Sener and several colleagues had been held for a year and had been the focus of a noisy international campaign, led outside Turkey by the International Press Institute. It’s easy for organisations like IPI to believe that while it may be their duty to protest and lobby when journalists are put in the slammer because of the opinions they hold, the results of such campaigns tend all the same to be meagre. So celebrations are in order when it seems to work. Sener was arrested a year ago this month, named a Press Freedom Hero by IPI in June 2010 and released nine months later. You can’t prove the causal connection, but….

It certainly seems to have made a difference to Sener’s time in jail. IPI director Alison Bethel Mackenzie said yesterday that Sener and his wife “today mentioned over and over and over again the impact of the letters that poured in from all over the world from IPI members and supporters, as well as the letters that were sent on behalf of the IPI board of directors and, separately, from the World Press Freedom Heroes. He also said that he had heard that board members sent letters to Turkish embassies in their home countries.
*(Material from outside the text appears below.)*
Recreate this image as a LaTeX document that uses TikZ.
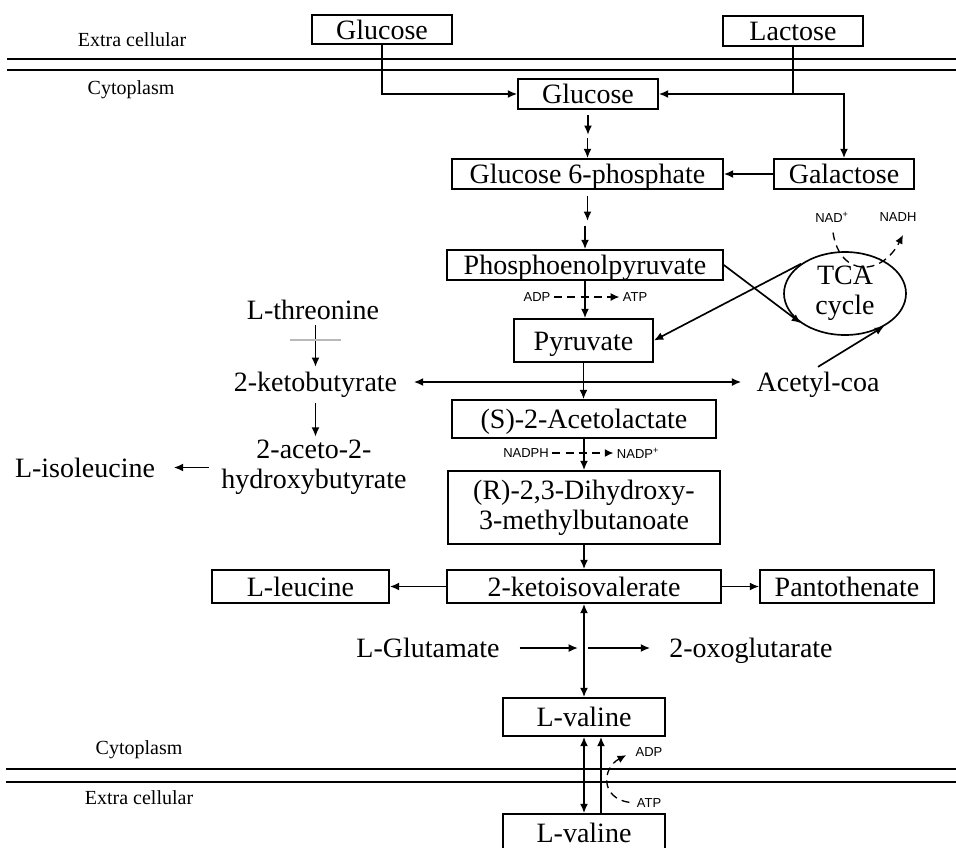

He was very moved by that.”

The Ergenekon conspiracy trials are likely to run for years. Sener and three others are due back in court in June; six more defendants, mostly journalists, are still in custody (a taste of the arguments generated here) . Hundreds of people have been arrested for what is routinely described as a “conspiracy” to bring down the governing Justice and Development (AK) party led by prime minister Recep Tayyip Erdogan. I am not an expert on Turkey and no doubt there are no doubt parts of this complex story that I’m liable to misunderstand. But when I see a government arresting hundreds of people and constantly enlarging the scope of what cannot possibly have been any kind of efficient “conspiracy” – simply because the numbers claimed are so large – a warning light goes off in my head. Isn’t the alleged existence of this vast, all-connected conspiracy a bit too convenient to be plausible? (It predates Sener’s arrest and centres on the murder of Sener’s friend Hrant Dink, but there’s an excellent essay by British Turkey expert Maureen Freely on the complex politics of journalism and free expression in the country’s “embattled half-democracy”.)